Economics – investments/finance/insurance (Session Code: BM3)

Track: MARKET AND INDUSTRY DEVELOPMENT
WEDNESDAY, 5 DECEMBER 2007, 14:00 - 15:30



Chairs:
Klaus Rave, Fördergesellschaft Windenergie e.V (FGW), Germany
Chris Greenwood, New Energy Finance Ltd, United Kingdom

 


NON RECOURSE FINANCING OF OFFSHORE WIND FARMS - THE EXAMPLES OF Q7 AND C-POWER  
BM3.2 

Presenting author:

Jérôme Guillet
Dexia Crédit Local, France  
Co-author(s):

Summary

Dexia and Rabobank have closed the first ever financing of an offshore windfarm last October with the Q7 project off the Dutch Coast (120 MW, 60 Vestas V-80 turbines). Dexia has more recently closed the C-Power transaction in Belgium (30MW, 6 Repower 5MW turbines). This paper describes what risks associated with offshore projects were seen as the most significant and how the banks became comfortable with taking such risks and under what terms they accepted to provide funding for these projects. Lessons for future projects are drawn.


Full description

In October 2006, Dexia and Rabobank closed the first ever non-recourse financing for an offshore wind farm. EUR 219 M of long term debt were provided for the construction (under separate contracts with Vestas and Van Oord) and long term operation (by Vestas) of the 120 MW (60 Vestas V-80 turbines) Q7 windfarm to be built off the Dutch coast. In May 2007, Dexia closed a second non-recourse financing, for the C-Power project in Belgium. EUR 107M of long term debt was provided for the construction (under separate contracts with Repower, Derdging/Fabricom and ABB) and long term operation (by Repower) of the 30 MW (6 Repower 5MW turbines) wind farm off the Belgian coast.

[The presentation will further describe the projects and the main terms of the financings]
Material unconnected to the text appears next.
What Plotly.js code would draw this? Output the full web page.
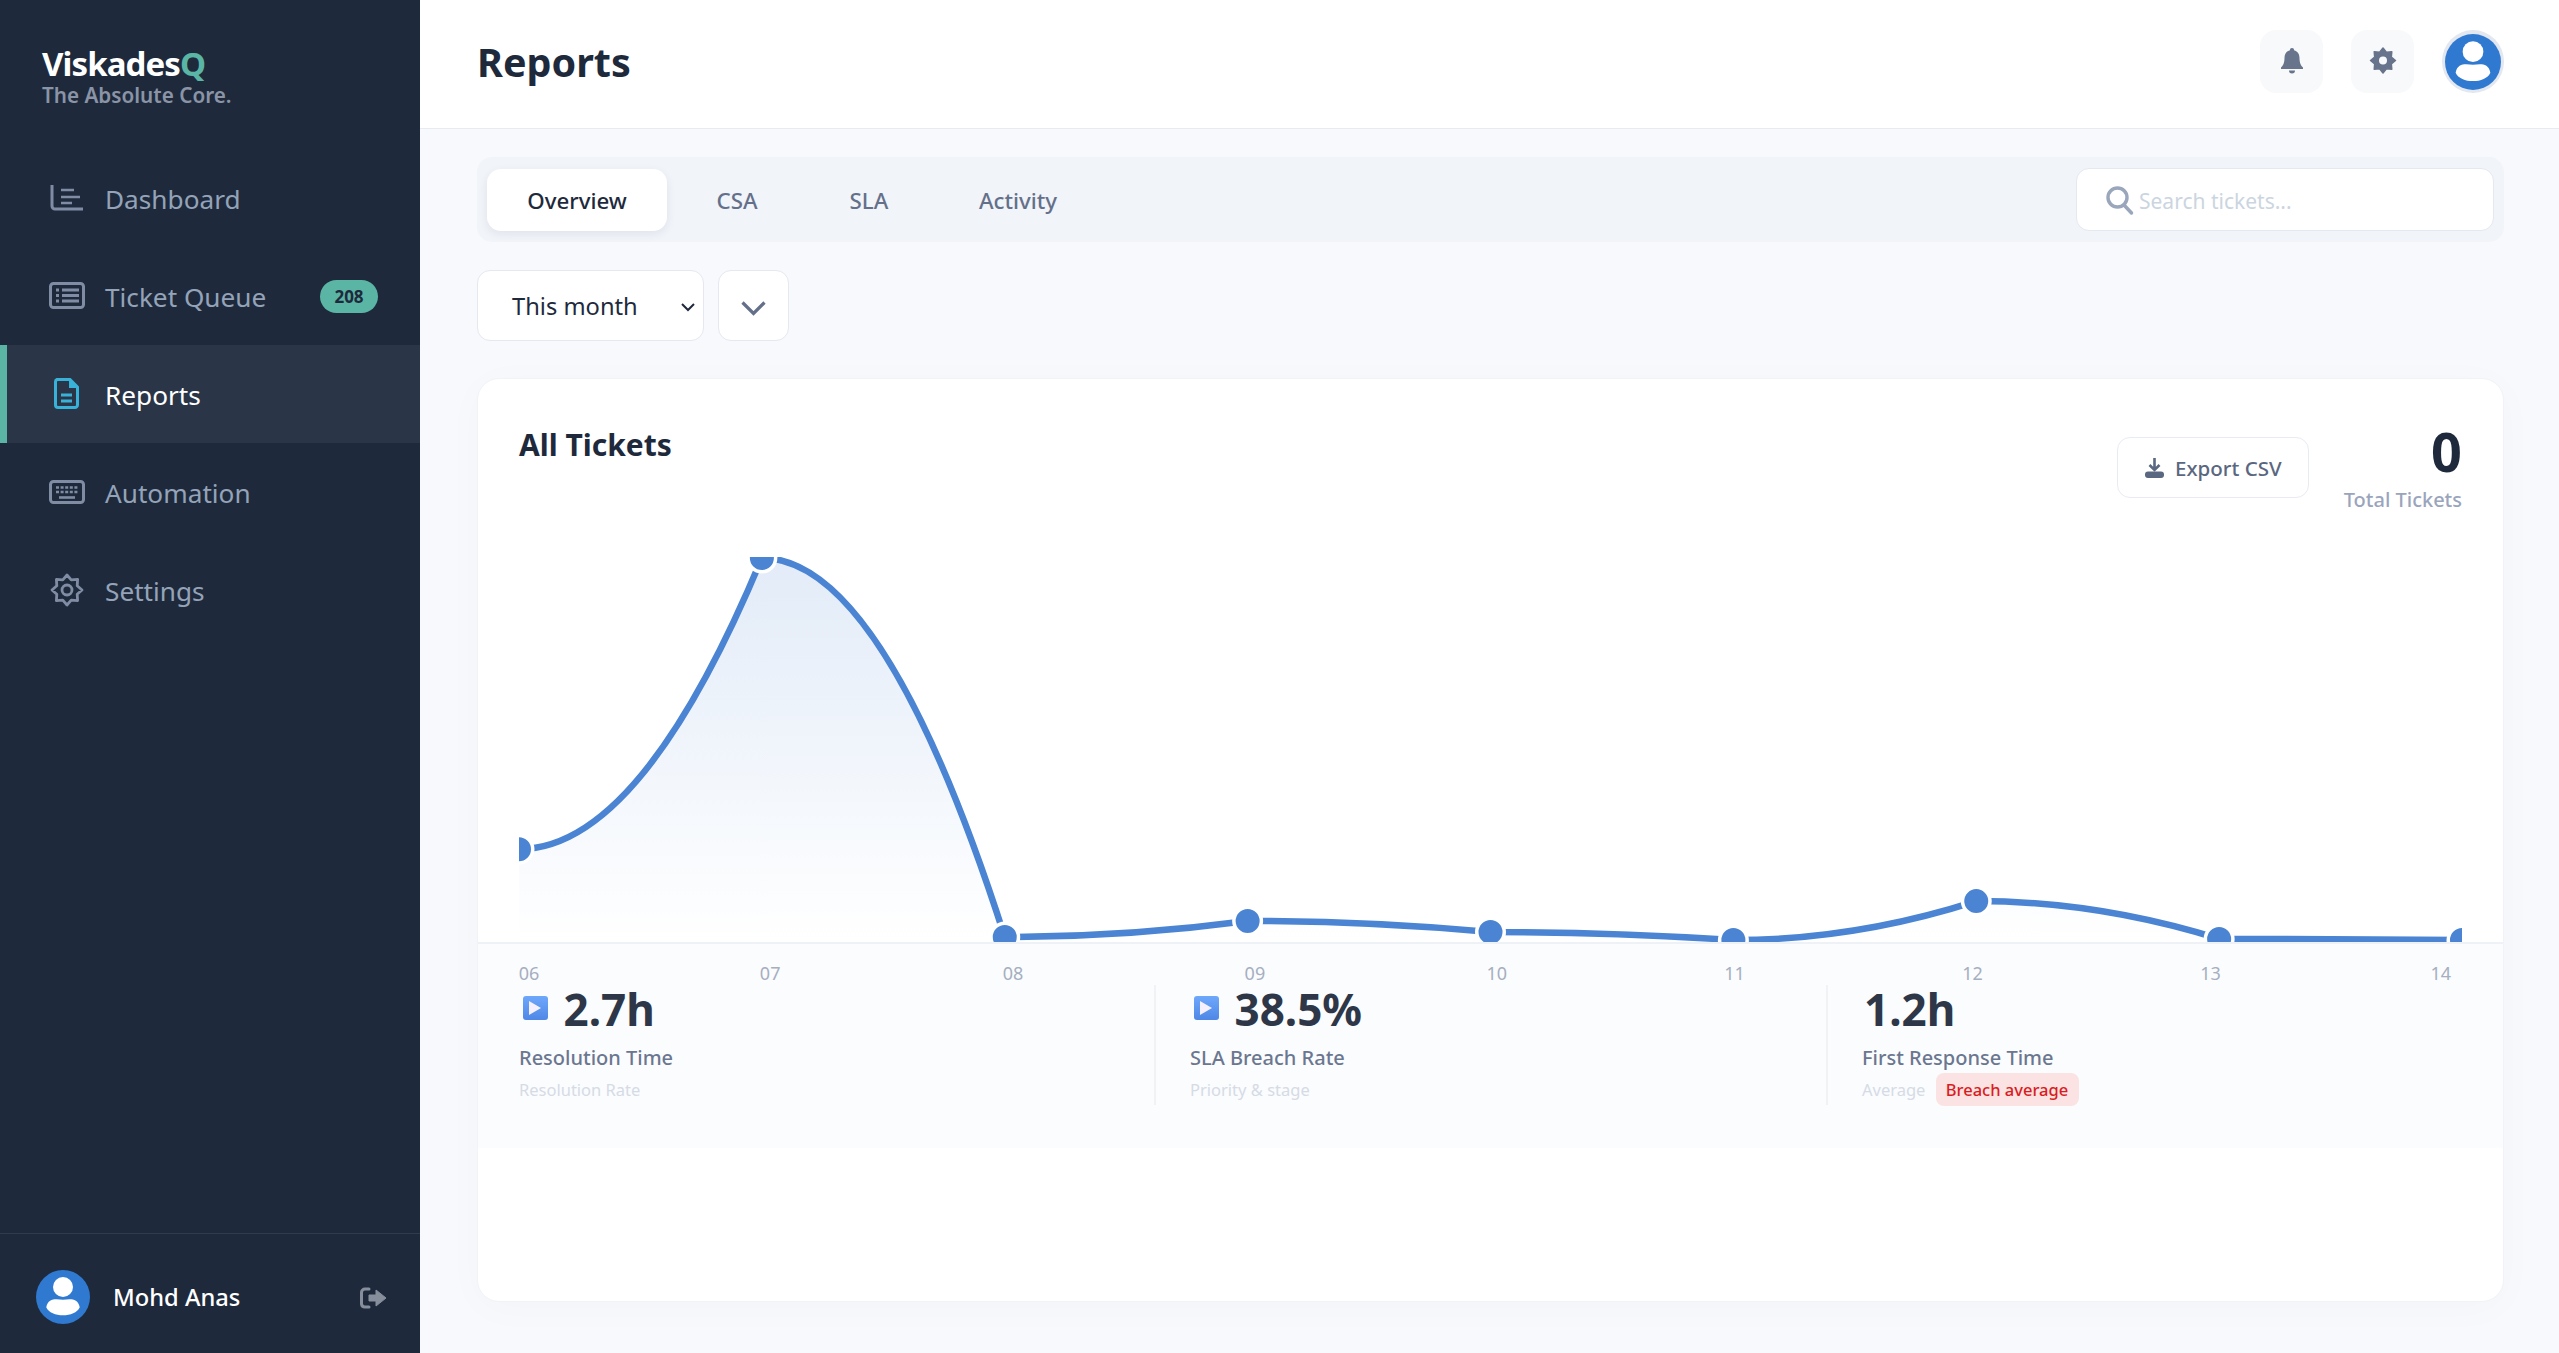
<!DOCTYPE html>
<html><head><meta charset="utf-8">
<script src="https://cdn.plot.ly/plotly-3.0.1.min.js"></script>
<style>
html,body{margin:0;padding:0;background:#f8f9fc;width:2559px;height:1353px;overflow:hidden;font-family:"Noto Sans","Open Sans",sans-serif;}
.b{position:absolute;box-sizing:border-box;}
.t{position:absolute;white-space:nowrap;line-height:1;transform:translateY(-50%);}
.c{transform:translate(-50%,-50%);}
.r{transform:translate(-100%,-50%);}
svg{position:absolute;overflow:visible;}
#chart{position:absolute;left:478px;top:500px;width:2026px;height:520px;}
</style></head><body>
<div id="root"></div>
<div id="chart"></div>
<div id="over"></div>
<script>
// ---- chart data ----
const categories = ['06','07','08','09','10','11','12','13','14'];
const ticketValues = [23.8,100,0.8,5,2.1,0,10.2,0.3,0];
// ---- interface text ----
const navItems = ['Dashboard','Ticket Queue','Reports','Automation','Settings'];
const tabs = ['Overview','CSA','SLA','Activity'];
const statValues = ['2.7h','38.5%','1.2h'];
const statLabels = ['Resolution Time','SLA Breach Rate','First Response Time'];
const statNotes = ['Resolution Rate','Priority & stage','Average'];

const root = document.getElementById('root'), over = document.getElementById('over');
function box(x,y,w,h,css,parent){const d=document.createElement('div');d.className='b';
  d.style.cssText=`left:${x}px;top:${y}px;width:${w}px;height:${h}px;${css||''}`;(parent||root).appendChild(d);return d;}
function txt(x,y,s,size,color,weight,align,parent){const d=document.createElement('div');d.className='t'+(align?' '+align:'');
  d.textContent=s;d.style.cssText=`left:${x}px;top:${y}px;font-size:${size}px;color:${color};font-weight:${weight||400};`;(parent||root).appendChild(d);return d;}
function icon(x,y,w,h,vb,inner,parent){const wrap=document.createElement('div');
  wrap.innerHTML=`<svg style="left:${x}px;top:${y}px" width="${w}" height="${h}" viewBox="${vb}" preserveAspectRatio="none">${inner}</svg>`;(parent||root).appendChild(wrap);}

// sidebar
box(0,0,420,1353,'background:#1e2a3c');
box(0,345,420,98,'background:#2a3648');
box(0,345,7,98,'background:#5ab5a5');
box(0,1233,420,1,'background:#303c4e');
const lg=txt(42,62.5,'Viskades',33,'#ffffff',700);lg.style.letterSpacing='-0.9px';
txt(42+lg.offsetWidth,62.5,'Q',33,'#5ab5a5',700);
txt(42,95,'The Absolute Core.',20.7,'#8a94a6',600);
navItems.forEach((s,i)=>txt(105,199+98*i,s,26.2,i===2?'#ffffff':'#94a3b8',400));
box(320,280,58,33,'background:#5ab5a5;border-radius:17px');
txt(349,296,'208',17,'#1e2a3c',700,'c');
const ic='#7f8ca3';
icon(50,184,33,27,'0 0 33 27',`<path d="M2 1V22a3 3 0 0 0 3 3H33" fill="none" stroke="${ic}" stroke-width="3"/><path d="M11 6H24M11 13H30M11 19H22" stroke="${ic}" stroke-width="2.6"/>`);
icon(49,282,36,27,'0 0 36 27',`<rect x="1.5" y="1.5" width="33" height="24" rx="3" fill="none" stroke="${ic}" stroke-width="3"/><path d="M7 8h3M7 13.5h3M7 19h3M13 8H30M13 13.5H30M13 19H30" stroke="${ic}" stroke-width="2.8"/>`);
icon(54,378,25,31,'0 0 25 31',`<path d="M3 1.5H16L23.5 9V27a2.5 2.5 0 0 1-2.5 2.5H4A2.5 2.5 0 0 1 1.5 27V4A2.5 2.5 0 0 1 3 1.5Z" fill="none" stroke="#38b2d8" stroke-width="3"/><path d="M15 1.5L23.5 10H15Z" fill="#38b2d8"/><path d="M7 17H18M7 23H18" stroke="#38b2d8" stroke-width="2.8"/>`);
icon(49,480,36,24,'0 0 36 24',`<rect x="1.5" y="1.5" width="33" height="21" rx="3" fill="none" stroke="${ic}" stroke-width="3"/><path d="M7 7.5H30M7 12H30" stroke="${ic}" stroke-width="2.6" stroke-dasharray="3 1.6"/><path d="M10 17.5H26" stroke="${ic}" stroke-width="2.6"/>`);
const gearPts=(cx,cy,R,r,n)=>{let p=[];for(let i=0;i<2*n;i++){const a=Math.PI*i/n-Math.PI/2,m=i%2?r:R;p.push((cx+m*Math.cos(a)).toFixed(1)+','+(cy+m*Math.sin(a)).toFixed(1));}return p.join(' ');};
icon(51,574,32,32,'0 0 32 32',`<polygon points="${gearPts(16,16,15,11,8)}" fill="none" stroke="${ic}" stroke-width="2.8" stroke-linejoin="round"/><circle cx="16" cy="16" r="5" fill="none" stroke="${ic}" stroke-width="2.8"/>`);
// sidebar user
const person=(cx,cy,R)=>`<circle cx="${cx}" cy="${cy}" r="${R}" fill="#3079d0"/><circle cx="${cx}" cy="${cy-R*0.37}" r="${R*0.37}" fill="#fff"/><path d="M${cx-R*0.62} ${cy+R*0.38}C${cx-R*0.55} ${cy+R*0.02} ${cx-R*0.25} ${cy+R*0.08} ${cx} ${cy+R*0.1}C${cx+R*0.25} ${cy+R*0.08} ${cx+R*0.55} ${cy+R*0.02} ${cx+R*0.62} ${cy+R*0.38}C${cx+R*0.45} ${cy+R*0.78} ${cx-R*0.45} ${cy+R*0.78} ${cx-R*0.62} ${cy+R*0.38}Z" fill="#fff"/>`;
icon(36,1270,54,54,'36 1270 54 54',person(63,1297,27));
txt(113,1298,'Mohd Anas',23.7,'#ffffff',500);
icon(360,1287,27,22,'0 0 27 22',`<path d="M9 2H5a3.5 3.5 0 0 0-3.5 3.5V17A3.5 3.5 0 0 0 5 20H9" fill="none" stroke="#868e9b" stroke-width="3" stroke-linecap="round"/><path d="M9 8H16V3L26 11L16 19V14H9Z" fill="#868e9b" stroke="#868e9b" stroke-linejoin="round"/>`);

// header
box(420,0,2139,129,'background:#fff;border-bottom:1.5px solid #e6eaf1');
txt(477,62.5,'Reports',39.5,'#1e2a3c',700);
box(2260,30,63,63,'background:#f8f9fb;border-radius:16px');
box(2351,30,63,63,'background:#f8f9fb;border-radius:16px');
icon(2281,48,22,26,'0 0 22 26',`<path d="M11 0a2 2 0 0 1 2 2.3C17 3.4 18.5 6.5 18.5 10C18.5 15 20 17.5 22 19.5V21H0V19.5C2 17.5 3.5 15 3.5 10C3.5 6.5 5 3.4 9 2.3A2 2 0 0 1 11 0ZM8 22.5H14A3 3 0 0 1 8 22.5Z" fill="#68748b"/>`);
icon(2371,48,24,25,'0 0 24 25',`<polygon points="${gearPts(12,12.5,12.5,9,8)}" fill="#68748b" stroke="#68748b" stroke-width="1.5" stroke-linejoin="round"/><circle cx="12" cy="12.5" r="4" fill="#f8f9fb"/>`);
box(2442,30,62,63,'background:#e2e7f0;border-radius:50%');
icon(2445,33.5,56,56,'2445 33 56 56',person(2473,61,28));

// tabs
box(477,157,2027,85,'background:#f1f4f9;border-radius:15px');
box(487,169,180,62,'background:#fff;border-radius:14px;box-shadow:0 3px 10px rgba(30,42,60,.08)');
[577,737,869,1018].forEach((x,i)=>txt(x,201,tabs[i],22.3,i===0?'#1e2a3c':'#64708a',500,'c'));
box(2076,168,418,63,'background:#fff;border:1.5px solid #e4e8f0;border-radius:13px');
icon(2106,186,27,28,'0 0 27 28',`<circle cx="11.5" cy="11.5" r="9.5" fill="none" stroke="#9aa6bb" stroke-width="3.4"/><path d="M18 19L25.5 27" stroke="#9aa6bb" stroke-width="3.4" stroke-linecap="round"/>`);
txt(2139,201,'Search tickets...',21,'#cbd5e0',400);

// filter controls
box(477,270,227,71,'background:#fff;border:1.5px solid #e4e8f0;border-radius:13px');
txt(512,306.5,'This month',23.7,'#1e2a3c',400);
icon(681,303,14,8,'0 0 14 8','<path d="M1 1L7 7L13 1" fill="none" stroke="#1e2a3c" stroke-width="2"/>');
box(718,270,71,71,'background:#fff;border:1.5px solid #e4e8f0;border-radius:13px');
icon(741,301,25,14,'0 0 25 14','<path d="M1.5 1.5L12.5 12.5L23.5 1.5" fill="none" stroke="#64708a" stroke-width="3.2"/>');

// card
box(477,378,2027,924,'background:#fff;border:1px solid #f1f3f8;border-radius:22px;box-shadow:0 6px 40px rgba(30,42,60,.025)');
box(478,942,2025,206,'background:#fbfcfe;border-top:2px solid #eef1f6');
txt(519,445,'All Tickets',30,'#1e2a3c',700);
box(2117,437,192,61,'background:#fff;border:1.5px solid #e8ebf3;border-radius:13px');
icon(2145,458,19,20,'0 0 19 20',`<path d="M9.5 0V11M4.5 7L9.5 12L14.5 7" fill="none" stroke="#5a6780" stroke-width="2.6"/><rect x="0" y="13.5" width="19" height="6.5" rx="3" fill="#5a6780"/>`);
txt(2175,468,'Export CSV',20.5,'#5a6780',500);
txt(2462,451,'0',54,'#1e2a3c',700,'r');
txt(2462,500,'Total Tickets',20,'#9aa5bd',500,'r');

// stats (drawn above the chart's transparent layer)
const statX=[519,1190,1862];
statValues.forEach((v,i)=>{const x=statX[i];
  if(i<2){box(x+4,996,25,24,'background:linear-gradient(#6ea8fb,#4f87e6);border-radius:3px',over);
    icon(x+10,1001,12,14,'0 0 12 14','<path d="M0 0L12 7L0 14Z" fill="#f5f0fc"/>',over);}
  txt(i<2?x+44.5:x+2,1009,v,44,'#2d3748',700,'',over);
  txt(x,1058,statLabels[i],20,'#6b7790',500,'',over);
  txt(x,1090,statNotes[i],16.5,'#d5dbe5',400,'',over);
});
box(1154,985,1.5,120,'background:#f0f2f6',over);
box(1826,985,1.5,120,'background:#f0f2f6',over);
box(1936,1073,143,33,'background:#fbe3e3;border-radius:8px',over);
txt(2007,1090,'Breach average',16.5,'#d91c22',500,'c',over);

// Chart: each segment leaves its point level and arrives on the next, built from the data
const pos = categories.map((_,i)=>i);
const yBase = -0.5;
let curve = `M${pos[0]},${ticketValues[0]}`;
for(let i=1;i<pos.length;i++){
  curve += ` Q${(pos[i-1]+pos[i])/2},${ticketValues[i-1]} ${pos[i]},${ticketValues[i]}`;
}
const area = `${curve} L${pos[pos.length-1]},${yBase} L${pos[0]},${yBase} Z`;
const trace = {x:pos,y:ticketValues,type:'scatter',mode:'markers',
  marker:{size:27.5,color:'#4a84d2',line:{color:'#ffffff',width:3.5}},
  cliponaxis:true,hoverinfo:'x+y'};
const layout = {width:2026,height:520,margin:{l:41,r:42,t:57,b:78},
  paper_bgcolor:'rgba(0,0,0,0)',plot_bgcolor:'rgba(0,0,0,0)',showlegend:false,
  shapes:[
    {type:'path',path:area,xref:'x',yref:'y',layer:'below',fillcolor:'rgba(74,132,210,0.08)',line:{width:0}},
    {type:'path',path:curve,xref:'x',yref:'y',layer:'below',fillcolor:'rgba(0,0,0,0)',line:{color:'#4a84d2',width:6.5}}
  ],
  xaxis:{type:'linear',range:[0,8],showgrid:false,zeroline:false,showline:false,
    tickmode:'array',
    tickvals:[0.041,1.034,2.034,3.03,4.026,5.005,5.985,6.965,7.913],ticktext:categories,
    ticks:'outside',ticklen:15.5,tickcolor:'rgba(0,0,0,0)',
    tickfont:{family:'"Noto Sans",sans-serif',size:18,color:'#a5afc0'}},
  yaxis:{range:[yBase,100.26],visible:false,fixedrange:true}};
function paintArea(){
  const gd=document.getElementById('chart');
  const svg=gd.querySelector('svg.main-svg');
  let defs=svg.querySelector('defs');
  if(!gd.querySelector('#areaGrad')){
    const NS='http://www.w3.org/2000/svg';
    const g=document.createElementNS(NS,'linearGradient');
    g.setAttribute('id','areaGrad');g.setAttribute('x1','0');g.setAttribute('y1','0');g.setAttribute('x2','0');g.setAttribute('y2','1');
    [[0,0.16],[1,0]].forEach(([o,a])=>{const s=document.createElementNS(NS,'stop');
      s.setAttribute('offset',o);s.setAttribute('stop-color','#4a84d2');s.setAttribute('stop-opacity',a);g.appendChild(s);});
    defs.appendChild(g);
  }
  const p=gd.querySelector('.shapelayer path[data-index="0"]');
  if(p){p.style.fill='url(#areaGrad)';p.style.fillOpacity=1;}
}
Plotly.newPlot('chart',[trace],layout,{displayModeBar:false,responsive:false}).then(paintArea);
</script>
</body></html>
Both operations showed that it is now possible to provide bank debt finance to offshore projects without financial recourse to the sponsors, provided that a certain number of criteria are met. These are as follows:

- fully permitted projects. Banks will not take any development risk whatsoever.
- supportive regulatory framework, providing a predictable and large enough revenue stream and supporting the economics of the project
- strong design, management and engineering for the project, as validated by independent advisors
- detailed planning of the operational phase, including precise estimates of needs for spare parts, number of interventions, vessel and crane requirements, all in view of turbine design, sea conditions, and health and safety requirements
- strong commitment by all parties to the project, in the form of contractual guarantees and including financial penalties but also bonuses
- worst case scenario analysis, with backup solutions available, in the form of contingent debt and equity in pre-identified, and pre-committed amounts

[presentation to further detail these points]

There is no “one size fits all” solution. Each project will have different financing requirements, depending on the goals and the experience of the sponsors, the technical parameters of the transaction, and the contractual framework. In each case, detailed due diligence (covering legal, technical, wind, insurance and accounting aspects of the transaction) with specialized consultants will provide the banks with the necessary information to negotiate risk allocation mechanisms (for known risks, expected risks, and worst case scenarios) with the sponsors. As C-Power and Q7 demonstrate, it is now possible to find mechanisms that allow banks to fund significant fractions of total offshore project costs.